The engine is the same in both scenarios. The Reproducer seam dispatches dvc repro in both cases. What changes is the treatment modality and the regulatory framework — declared in the AssuranceProgram via frameworks and projected in the conformance reports without modifying the engine.

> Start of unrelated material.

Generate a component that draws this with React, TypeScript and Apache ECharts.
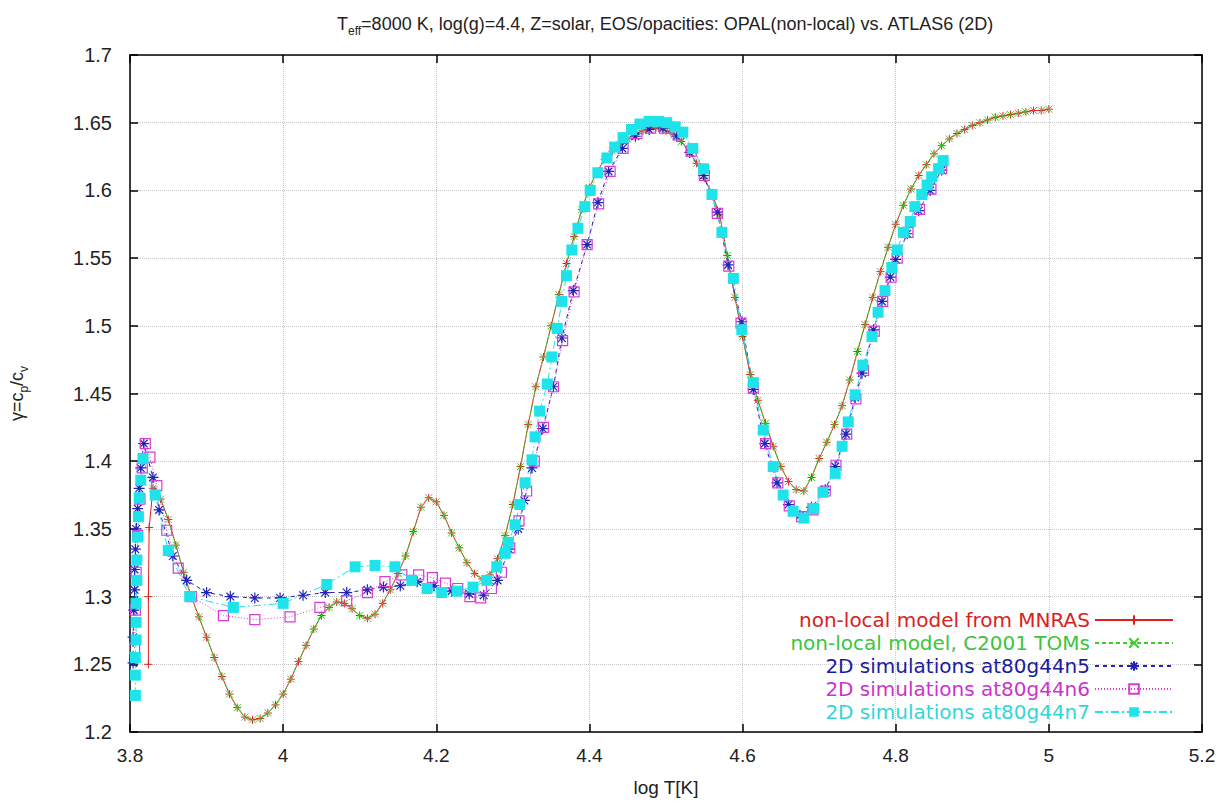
import React, { useEffect, useRef } from "react";
import * as echarts from "echarts";

const titleText = "{t|T}{s|eff}{t|=8000 K, log(g)=4.4, Z=solar, EOS/opacities: OPAL(non-local) vs. ATLAS6 (2D)}";
const xTitle = "log T[K]";
const legendNames = [
  "non-local model from MNRAS",
  "non-local model, C2001 TOMs",
  "2D simulations at80g44n5",
  "2D simulations at80g44n6",
  "2D simulations at80g44n7",
];

// model grid (log T) and gamma
const modelT = [
  3.83, 3.84, 3.85, 3.86, 3.87, 3.88, 3.89, 3.9, 3.91, 3.92, 3.93, 3.94, 3.95, 3.96, 3.97, 3.98, 3.99,
  4.0, 4.01, 4.02, 4.03, 4.04, 4.05, 4.06, 4.07, 4.08, 4.09, 4.1, 4.11, 4.12, 4.13, 4.14, 4.15, 4.16,
  4.17, 4.18, 4.19, 4.2, 4.21, 4.22, 4.23, 4.24, 4.25, 4.26, 4.27, 4.28, 4.29, 4.3, 4.31, 4.32, 4.33,
  4.34, 4.35, 4.36, 4.37, 4.38, 4.39, 4.4, 4.41, 4.42, 4.43, 4.44, 4.45, 4.46, 4.47, 4.48, 4.49, 4.5,
  4.51, 4.52, 4.53, 4.54, 4.55, 4.56, 4.57, 4.58, 4.59, 4.6, 4.61, 4.62, 4.63, 4.64, 4.65, 4.66, 4.67,
  4.68, 4.69, 4.7, 4.71, 4.72, 4.73, 4.74, 4.75, 4.76, 4.77, 4.78, 4.79, 4.8, 4.81, 4.82, 4.83, 4.84,
  4.85, 4.86, 4.87, 4.88, 4.89, 4.9, 4.91, 4.92, 4.93, 4.94, 4.95, 4.96, 4.97, 4.98, 4.99, 5.0,
];
const modelGamma = [
  1.38, 1.372, 1.357, 1.338, 1.318, 1.3, 1.285, 1.27, 1.255, 1.241, 1.228, 1.218, 1.211, 1.209, 1.21, 1.214, 1.22,
  1.228, 1.239, 1.252, 1.264, 1.276, 1.286, 1.292, 1.296, 1.295, 1.291, 1.286, 1.284, 1.287, 1.295, 1.305, 1.317, 1.33,
  1.348, 1.366, 1.373, 1.37, 1.36, 1.347, 1.336, 1.325, 1.317, 1.313, 1.316, 1.328, 1.345, 1.368, 1.396, 1.427, 1.455,
  1.477, 1.5, 1.523, 1.546, 1.566, 1.586, 1.602, 1.614, 1.623, 1.629, 1.634, 1.638, 1.642, 1.644, 1.646, 1.646, 1.644,
  1.641, 1.636, 1.629, 1.62, 1.609, 1.598, 1.582, 1.552, 1.521, 1.492, 1.464, 1.445, 1.428, 1.411, 1.396, 1.385, 1.379,
  1.378, 1.388, 1.402, 1.414, 1.427, 1.441, 1.46, 1.481, 1.501, 1.521, 1.54, 1.558, 1.575, 1.589, 1.601, 1.611, 1.619,
  1.627, 1.633, 1.638, 1.642, 1.645, 1.648, 1.65, 1.652, 1.654, 1.655, 1.656, 1.657, 1.658, 1.659, 1.659, 1.66,
];
// surface end of the MNRAS model (vertical drop)
const mnrasEdge = [
  [3.824, 1.25],
  [3.824, 1.3],
  [3.825, 1.351],
];

const sim5 = [
  [3.804, 1.251], [3.804, 1.27], [3.805, 1.29], [3.806, 1.305], [3.806, 1.32], [3.807, 1.335], [3.808, 1.35],
  [3.81, 1.365], [3.812, 1.38], [3.814, 1.395], [3.818, 1.413], [3.83, 1.388], [3.838, 1.364], [3.856, 1.33],
  [3.874, 1.312], [3.9, 1.303], [3.931, 1.3], [3.963, 1.299], [3.996, 1.299], [4.026, 1.301], [4.055, 1.303],
  [4.083, 1.303], [4.11, 1.305], [4.131, 1.307], [4.153, 1.308], [4.175, 1.311], [4.197, 1.308], [4.22, 1.304],
  [4.243, 1.302], [4.262, 1.301], [4.28, 1.312], [4.295, 1.335], [4.307, 1.35], [4.315, 1.371], [4.325, 1.395],
  [4.339, 1.424], [4.353, 1.455], [4.364, 1.491], [4.379, 1.526], [4.397, 1.56], [4.411, 1.591], [4.425, 1.614],
  [4.443, 1.631], [4.46, 1.64], [4.478, 1.645], [4.496, 1.646], [4.514, 1.64], [4.531, 1.628], [4.549, 1.611],
  [4.567, 1.584], [4.581, 1.545], [4.599, 1.503], [4.614, 1.453], [4.629, 1.413], [4.645, 1.384], [4.66, 1.368],
  [4.675, 1.36], [4.69, 1.366], [4.708, 1.379], [4.721, 1.396], [4.735, 1.42], [4.747, 1.447], [4.756, 1.465],
  [4.771, 1.497], [4.782, 1.518], [4.793, 1.536], [4.8, 1.549], [4.815, 1.568], [4.83, 1.585], [4.845, 1.6],
  [4.86, 1.615],
];

const sim6 = [
  [3.806, 1.262], [3.807, 1.29], [3.808, 1.318], [3.81, 1.345], [3.813, 1.372], [3.816, 1.395], [3.82, 1.413],
  [3.826, 1.403], [3.835, 1.382], [3.848, 1.349], [3.863, 1.321], [3.88, 1.3], [3.922, 1.286], [3.963, 1.283],
  [4.009, 1.285], [4.048, 1.292], [4.083, 1.297], [4.11, 1.303], [4.133, 1.311], [4.155, 1.316], [4.177, 1.316],
  [4.195, 1.314], [4.212, 1.31], [4.228, 1.306], [4.244, 1.3], [4.258, 1.299], [4.272, 1.306], [4.285, 1.318],
  [4.296, 1.336], [4.308, 1.356], [4.318, 1.378], [4.328, 1.4], [4.34, 1.425], [4.353, 1.455], [4.365, 1.489],
  [4.38, 1.525], [4.397, 1.56], [4.412, 1.59], [4.427, 1.614], [4.444, 1.631], [4.462, 1.642], [4.48, 1.646],
  [4.498, 1.646], [4.516, 1.641], [4.533, 1.629], [4.55, 1.611], [4.567, 1.583], [4.582, 1.544], [4.598, 1.502],
  [4.614, 1.454], [4.63, 1.413], [4.646, 1.384], [4.661, 1.367], [4.677, 1.359], [4.692, 1.364], [4.708, 1.378],
  [4.722, 1.397], [4.736, 1.42], [4.748, 1.446], [4.758, 1.467], [4.772, 1.496], [4.783, 1.518], [4.794, 1.536],
  [4.802, 1.55], [4.816, 1.569], [4.831, 1.586], [4.846, 1.601], [4.86, 1.616],
];

const sim7 = [
  [3.807, 1.227], [3.807, 1.242], [3.807, 1.255], [3.808, 1.268], [3.808, 1.281], [3.808, 1.295], [3.809, 1.312],
  [3.809, 1.327], [3.81, 1.344], [3.811, 1.359], [3.812, 1.373], [3.814, 1.386], [3.817, 1.402], [3.833, 1.375],
  [3.85, 1.334], [3.878, 1.3], [3.935, 1.292], [4.0, 1.295], [4.057, 1.309], [4.094, 1.322], [4.12, 1.323],
  [4.146, 1.322], [4.168, 1.312], [4.188, 1.306], [4.207, 1.303], [4.227, 1.304], [4.248, 1.307], [4.266, 1.312],
  [4.279, 1.322], [4.29, 1.332], [4.294, 1.34], [4.303, 1.353], [4.309, 1.368], [4.316, 1.384], [4.325, 1.401],
  [4.329, 1.418], [4.335, 1.437], [4.345, 1.457], [4.351, 1.477], [4.358, 1.498], [4.364, 1.518], [4.37, 1.537],
  [4.377, 1.556], [4.385, 1.572], [4.394, 1.588], [4.401, 1.6], [4.411, 1.613], [4.423, 1.624], [4.433, 1.632],
  [4.444, 1.639], [4.455, 1.645], [4.466, 1.649], [4.478, 1.651], [4.49, 1.651], [4.501, 1.65], [4.512, 1.647],
  [4.522, 1.643], [4.535, 1.631], [4.549, 1.616], [4.56, 1.597], [4.573, 1.569], [4.588, 1.535], [4.599, 1.497],
  [4.614, 1.458], [4.627, 1.423], [4.64, 1.396], [4.653, 1.375], [4.666, 1.363], [4.68, 1.358], [4.693, 1.365],
  [4.705, 1.377], [4.721, 1.391], [4.73, 1.411], [4.738, 1.429], [4.747, 1.449], [4.757, 1.471], [4.769, 1.492],
  [4.777, 1.51], [4.786, 1.526], [4.795, 1.543], [4.802, 1.556], [4.81, 1.569], [4.819, 1.577], [4.825, 1.588],
  [4.834, 1.597], [4.841, 1.604], [4.847, 1.61], [4.856, 1.616], [4.862, 1.622],
];

const colors = ["#e0201c", "#3ccc2c", "#2222b8", "#d63cd6", "#1fe3ea"];
const legendTextColors = ["#d8221e", "#3cc43c", "#1a1aa0", "#cc33cc", "#33d6d6"];

const PLUS = "path://M5,0L5,10M0,5L10,5";
const CROSS = "path://M0,0L10,10M10,0L0,10";
const STAR = "path://M5,0L5,10M0,5L10,5M1.5,1.5L8.5,8.5M8.5,1.5L1.5,8.5";

export default function App() {
  const ref = useRef<HTMLDivElement>(null);
  useEffect(() => {
    if (!ref.current) return;
    const chart = echarts.init(ref.current, undefined, { renderer: "svg" });
    const font = "Liberation Sans";
    const modelData = modelT.map((t, i) => [t, modelGamma[i]]);
    const redData = [...mnrasEdge, ...modelData];
    const gridLine = { show: true, lineStyle: { color: "#c4c4c4", type: "dotted" as const, width: 1 } };
    const axisLine = { show: true, lineStyle: { color: "#000", width: 1.5 } };
    const tick = { show: true, inside: true, length: 8, lineStyle: { color: "#000", width: 1.5 } };
    const xFmt = (v: number) => String(+v.toFixed(1));
    const yFmt = (v: number) => String(+v.toFixed(2));

    chart.setOption({
      animation: false,
      backgroundColor: "#fff",
      title: {
        text: titleText,
        left: 332,
        top: 6,
        textStyle: {
          fontWeight: "normal",
          rich: {
            t: { fontFamily: font, fontSize: 18, fontWeight: "normal", color: "#222", lineHeight: 22, verticalAlign: "bottom" },
            s: { fontFamily: font, fontSize: 12, fontWeight: "normal", color: "#222", lineHeight: 14, verticalAlign: "bottom", padding: [0, 0, -4, 0] },
          },
        },
      },
      grid: { left: 130, right: 27, top: 55, bottom: 71, containLabel: false },
      legend: {
        orient: "vertical",
        right: 50,
        top: 605,
        align: "right",
        itemWidth: 78,
        itemHeight: 12,
        itemGap: 3,
        textStyle: { fontFamily: "DejaVu Sans", fontSize: 20, lineHeight: 19 },
        data: legendNames.map((n, i) => ({ name: n, textStyle: { color: legendTextColors[i] } })),
      },
      xAxis: [
        {
          type: "value",
          min: 3.8,
          max: 5.2,
          interval: 0.2,
          name: xTitle,
          nameLocation: "middle",
          nameGap: 46,
          nameTextStyle: { fontFamily: font, fontSize: 19, color: "#222" },
          axisLine,
          axisTick: tick,
          axisLabel: { fontFamily: font, fontSize: 19, color: "#222", margin: 14, formatter: xFmt },
          splitLine: gridLine,
        },
        {
          type: "value",
          position: "top",
          min: 3.8,
          max: 5.2,
          interval: 0.2,
          axisLine,
          axisTick: tick,
          axisLabel: { show: false },
          splitLine: { show: false },
        },
      ],
      yAxis: [
        {
          type: "value",
          min: 1.2,
          max: 1.7,
          interval: 0.05,
          name: "{t|γ=c}{s|p}{t|/c}{s|v}",
          nameLocation: "middle",
          nameRotate: 90,
          nameGap: 104,
          nameTextStyle: {
            rich: {
              t: { fontFamily: font, fontSize: 18, color: "#222", lineHeight: 22, verticalAlign: "bottom" },
              s: { fontFamily: font, fontSize: 12, color: "#222", lineHeight: 14, verticalAlign: "bottom", padding: [0, 0, -4, 0] },
            },
          },
          axisLine,
          axisTick: tick,
          axisLabel: { fontFamily: font, fontSize: 20, color: "#222", margin: 18, formatter: yFmt },
          splitLine: gridLine,
        },
        {
          type: "value",
          position: "right",
          min: 1.2,
          max: 1.7,
          interval: 0.05,
          axisLine,
          axisTick: tick,
          axisLabel: { show: false },
          splitLine: { show: false },
        },
      ],
      series: [
        {
          name: legendNames[0],
          type: "line",
          data: redData,
          showAllSymbol: true,
          symbol: PLUS,
          symbolSize: 8,
          lineStyle: { color: colors[0], width: 1 },
          itemStyle: { color: colors[0], borderColor: colors[0], borderWidth: 1 },
        },
        {
          name: legendNames[1],
          type: "line",
          data: modelData,
          showAllSymbol: true,
          symbol: CROSS,
          symbolSize: 7,
          lineStyle: { color: colors[1], width: 1, type: [4, 3] },
          itemStyle: { color: colors[1], borderColor: colors[1], borderWidth: 1 },
        },
        {
          name: legendNames[2],
          type: "line",
          data: sim5,
          showAllSymbol: true,
          symbol: STAR,
          symbolSize: 11,
          lineStyle: { color: colors[2], width: 1, type: [4, 4] },
          itemStyle: { color: colors[2], borderColor: colors[2], borderWidth: 1.2 },
        },
        {
          name: legendNames[3],
          type: "line",
          data: sim6,
          showAllSymbol: true,
          symbol: "rect",
          symbolSize: 10,
          lineStyle: { color: colors[3], width: 1, type: [1, 2] },
          itemStyle: { color: "rgba(255,255,255,0)", borderColor: colors[3], borderWidth: 1.2 },
        },
        {
          name: legendNames[4],
          type: "line",
          data: sim7,
          showAllSymbol: true,
          symbol: "rect",
          symbolSize: 11,
          lineStyle: { color: colors[4], width: 1, type: [8, 3, 2, 3] },
          itemStyle: { color: colors[4] },
        },
      ],
    });
    return () => chart.dispose();
  }, []);
  return (
    <div
      ref={ref}
      style={{ position: "fixed", left: 0, top: 0, width: 1229, height: 803, background: "#fff" }}
    />
  );
}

What this tutorial demonstrates

An AssuranceProgram with dual regulation (EU AI Act + MDR) declared per measure via frameworks
11 ex-ante controls generated by sei compile from 4 risks and 14 measures (excluding 3 with lifecycle: [monitoring])
A GREEN gate on a real GPU cohort: all gate controls pass (global Dice ≈0.90); the worst subgroup (audit) records the residual without blocking
The treatment via human HOTL oversight (Art.14): a declared ex-ante organisational control, not a parameter or code change
Honest UNDERPOWERED: at an effective cohort ≈33 the bootstrap CIs are wide; the worst subgroup is modelled as audit precisely because at small n it can be noise
Dual conformance projected over the same bundle: prEN 18228 + ISO 23894

Pending gaps

Gap	Why it matters
HOTL declared ex-ante, post-market operation without live data	The `human-oversight-worst-case-review` control documents the plan; the clinical-review evidence is runtime (Phase 2)
NSD / HD95 as cross-check	The Dice size-bias caveat (arXiv 2509.19778) requires cross-checking with boundary metrics; future line
Post-market controls (`postmarket-subgroup-drift`)	Ex-ante only in v1; Art. 72 not modelled in the engine
Annex IV §3/§9 PENDING in this scenario	§2/§3/§4/§9 can be pending if their input is missing; here only §3 and §9 (depend on the deployer’s environment); §7 and §8 are never pending

See State and incompleteness for the complete gap map.